The invention is based on a priority application EP07300884.9 which is hereby incorporated by reference.
The invention relates to a method for scheduling of service data according to the preamble of claim 1, a user terminal according to the preamble of claim 11, a base station according to the preamble of claim 13 and a communication network according to the preamble of claim 14.
Typically, a base station in a cellular radio communication network comprises resource schedulers that allocate physical layer resources for the downlink and uplink transport channels used for communication with user terminals with different schedulers operating for the downlink and the uplink.
Scheduling of services like e.g. conversational and streaming services such as Voice over Internet Protocol (VoIP) in cellular radio communication networks is often performed taking into account the quality of service (QoS) requirements as well as the radio conditions in the corresponding serving radio cell, i.e. the scheduler preferably takes account of the traffic volume and the QoS requirements of each user terminal and associated radio bearers, when sharing resources like e.g. a frequency resource divided into resource blocks between user terminals.
Schedulers may assign physical layer resources taking into account the radio conditions at the user terminal identified through measurements made at the base station and/or reported by the user terminal.
Radio resource allocations can be valid for one or multiple so-called transmission time intervals (TTI).
Radio resource assignments comprise assignments of physical resource blocks (PRB) and modulation and coding schemes (MCS). Allocations for time periods longer than one transmission time interval might also require additional information, as e.g. allocation time or allocation repetition factor.
Basic scheduler operations are e.g. described in the document 3GPP TS 36.300 VL.0.0 (2007-03); 3rd Generation Partnership Project; Technical Specification Group Radio Access Network; Evolved Universal Terrestrial Radio Access (E-UTRA) and Evolved Universal Terrestrial Radio Access Network (E-UTRAN); Overall description; Stage 2(Release 8) in the chapters 11.1 and 11.2.
One way of scheduling of radio resources with reduced signaling effort is to use persistent scheduling, i.e. scheduling with predefined transmission time intervals for the initial transmissions and retransmissions of transport blocks from a base station to a user terminal or with predefined transmission parameters, like e.g. the modulation and coding scheme (MCS). If retransmissions are performed synchronously, i.e. in a fixed timely relative offset to the initial transmission, the transmission time intervals for the retransmissions are predefined as well. As with such synchronous retransmissions all the transmission time intervals used for the transmission from the base station are predefined, there is no need for signaling to the user terminal the transmission time intervals that can be used by the base station for sending data to the user terminal, which reduces the signaling effort.
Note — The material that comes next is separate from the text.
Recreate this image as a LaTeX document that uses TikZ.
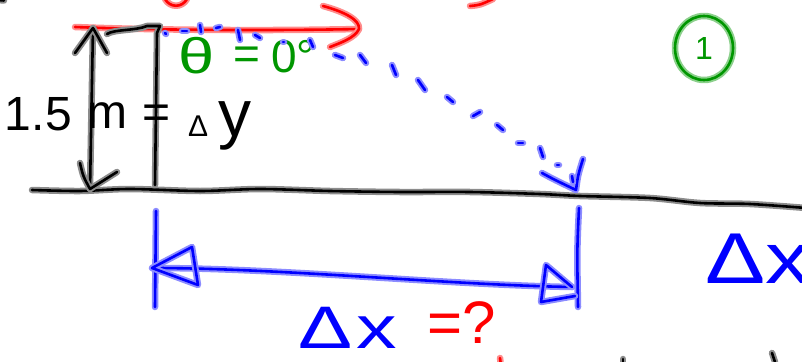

However, persistent scheduling has the disadvantage of a potential waste of radio resources, as in the base station, transmission time intervals are reserved for transmission and retransmission to the user terminal that are unused in case of periods of silence in which the persistently scheduled radio resources are unused.
If for a service, the predefined radio resources remain unused, such as during silence periods in VoIP services, without further measures, the radio resources cannot be reallocated to other user terminals, because the user terminal originally assigned to these radio resources will try to demodulate and decode the transmission and generate a feedback, which is negative in this case.